At home he knelt and "solemnly promised the Lord in prayer that I would answer his call and serve him in India," he wrote.
He fulfilled that promise as a longtime mission worker in India who later served as a mission administrator and pastor.
Jantzen died Feb. 25 at Schowalter Villa in Hesston. He was 90.
"Lubin Jantzen was a longstanding and faithful member of the extended Mennonite missionary team in India," said John Lapp, Mennonite Mission Network director for international ministries.
Jantzen was born May 25, 1916, to Frank F. and Anna Wiebe Jantzen near Paso Robles, Calif.
He completed a bachelor's degree in theology at the Bible Institute of Los Angeles and studied two more years at the University of California at Los Angeles. He was the first in his area to register as a conscientious objector and was given a ministerial deferment. In 1942 he was called to tech at Oklahoma Bible Academy in Meno. The following year he was made superintendent.
On Aug. 6, 1943, he married Matilda (Tillie) Mueller, whom he had met during his student days in Los Angeles.
In 1947, with two young children, they boarded a ship bound for India to serve with the Board of Missions of the General Conference Mennonite Church.
They went to Jagdeeshpur, where Jantzen was in charge of evangelistic work in that district. He was elected secretary-treasurer for the mission conference.
During a two-year furlough, Jantzen earned a master's degree at Arizona State University in preparation to serve as principal of the Jansen Memorial School in India. The family settled again at Jagdeeshpur in 1956.
During a second furl9ugh, in 1962-63, Jantzen studied in the doctoral program at the University of Pennsylvania. He visited many congregations to share the challenge of mission in India.
Back in India, in Janjgir, he helped with finding and organizing documents for the land used by six mission stations. In 1965 the family moved to Korba to work with the Mennonite schools and churches there. Bible teaching and preaching were his favorite types of ministry.

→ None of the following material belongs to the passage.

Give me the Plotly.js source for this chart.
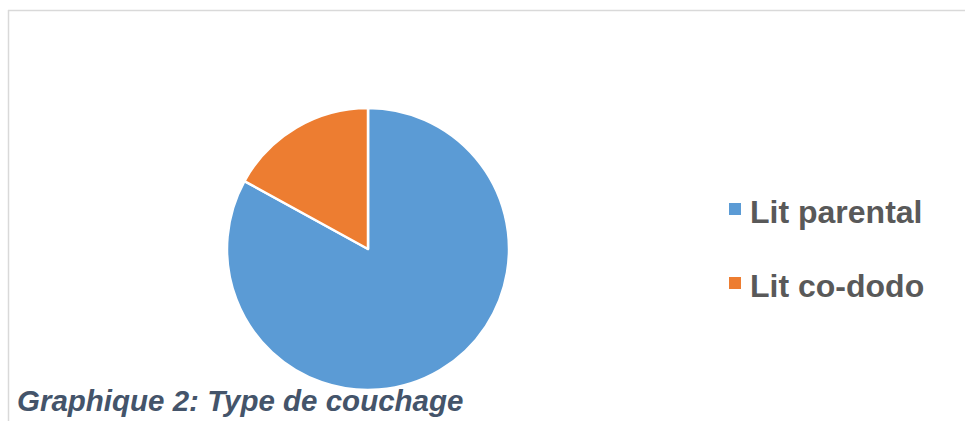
<!DOCTYPE html>
<html>
<head>
<meta charset="utf-8">
<script src="https://cdn.plot.ly/plotly-3.0.1.min.js"></script>
<style>html,body{margin:0;padding:0;background:#fff;}#chart{width:965px;height:421px;}</style>
</head>
<body>
<div id="chart"></div>
<script>
// Data
const categories = ["Lit parental", "Lit co-dodo"];
const values = [83, 17];
const colors = ["#5B9BD5", "#ED7D31"];
const captionText = "Graphique 2: Type de couchage";

const W = 965, H = 421;
const px = x => x / W;
const py = y => 1 - y / H;

// Pie geometry (pixels)
const cx = 368, cy = 249, r = 141;

const trace = {
  type: "pie",
  labels: categories,
  values: values,
  sort: false,
  direction: "clockwise",
  rotation: 0,
  textinfo: "none",
  hoverinfo: "label+percent",
  marker: { colors: colors, line: { color: "#FFFFFF", width: 2.5 } },
  domain: { x: [px(cx - r), px(cx + r)], y: [py(cy + r), py(cy - r)] },
  showlegend: false
};

// Custom legend (large spacing as in the original)
const legX = 729, legTextX = 748, legRowY = [211, 285], sq = 12;
const annotations = categories.map((c, i) => ({
  xref: "paper", yref: "paper",
  x: px(legTextX), y: py(legRowY[i] + 1),
  xanchor: "left", yanchor: "middle",
  text: "<b>" + c + "</b>",
  showarrow: false,
  font: { family: "Liberation Sans, Arial, sans-serif", size: 32, color: "#595959" }
}));
annotations.push({
  xref: "paper", yref: "paper",
  x: px(15), y: py(400),
  xanchor: "left", yanchor: "middle",
  text: "<b><i>" + captionText + "</i></b>",
  showarrow: false,
  font: { family: "Liberation Sans, Arial, sans-serif", size: 29.5, color: "#44546A" }
});

const shapes = categories.map((c, i) => ({
  type: "rect", xref: "paper", yref: "paper",
  x0: px(legX), x1: px(legX + sq),
  y0: py(legRowY[i] - 2 + sq / 2), y1: py(legRowY[i] - 2 - sq / 2),
  fillcolor: colors[i], line: { width: 0 }
}));
shapes.push({ type: "line", xref: "paper", yref: "paper", x0: px(8), x1: 1.01, y0: py(10.5), y1: py(10.5), line: { color: "#D9D9D9", width: 1.5 } });
shapes.push({ type: "line", xref: "paper", yref: "paper", x0: px(8.5), x1: px(8.5), y0: py(10), y1: -0.02, line: { color: "#D9D9D9", width: 1.5 } });

const layout = {
  width: W, height: H,
  margin: { l: 0, r: 0, t: 0, b: 0 },
  paper_bgcolor: "#FFFFFF",
  plot_bgcolor: "#FFFFFF",
  showlegend: false,
  annotations: annotations,
  shapes: shapes,
  font: { family: "Liberation Sans, Arial, sans-serif" }
};

Plotly.newPlot("chart", [trace], layout, { displayModeBar: false, staticPlot: true });
</script>
</body>
</html>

From 1968 to 1976, he was personnel secretary for the General Conference commission on Overseas Mission. He also served as interim pastor at Emmaus Mennonite Church at Whitewater.
The Jantzens returned to India in 1976, serving at Union Biblical Seminary, now located in Pune, until 1982. Shakar Singh, a former student now on the UBS faculty, described Jantzen as "truly a spiritual mentor to me." Lapp noted that Jantzen "was a meticulous record keeper, and the solid financial and spiritual condition of UBS today has much to do with the foundation he laid."
Jantzen served First Mennonite Church of Newton as associate pastor on a half-time basis from 1983 to 1990.
In 2004 the Jantzens wrote their autobiography, Guided Lives: Memoirs of a Mennonite Missionary Cou9ple to India.
Jantzen is survived by his wife, Tillie, of Hesston; a daughter, Esther Jantzen of Pomona, Calif.; three sons, Dan and his wife, Betty, of Arvada, Colo., Jim and his wife Susan, of Newton, and Jonathan and his wife, Mary Beth, of Tucson, Ariz.; a sister, Anne, of Stockton, Calif.; seven grandchildren and two great-grandchildren.
Services were scheduled for 2 p.m. March 3 at First Mennonite Church of Newton.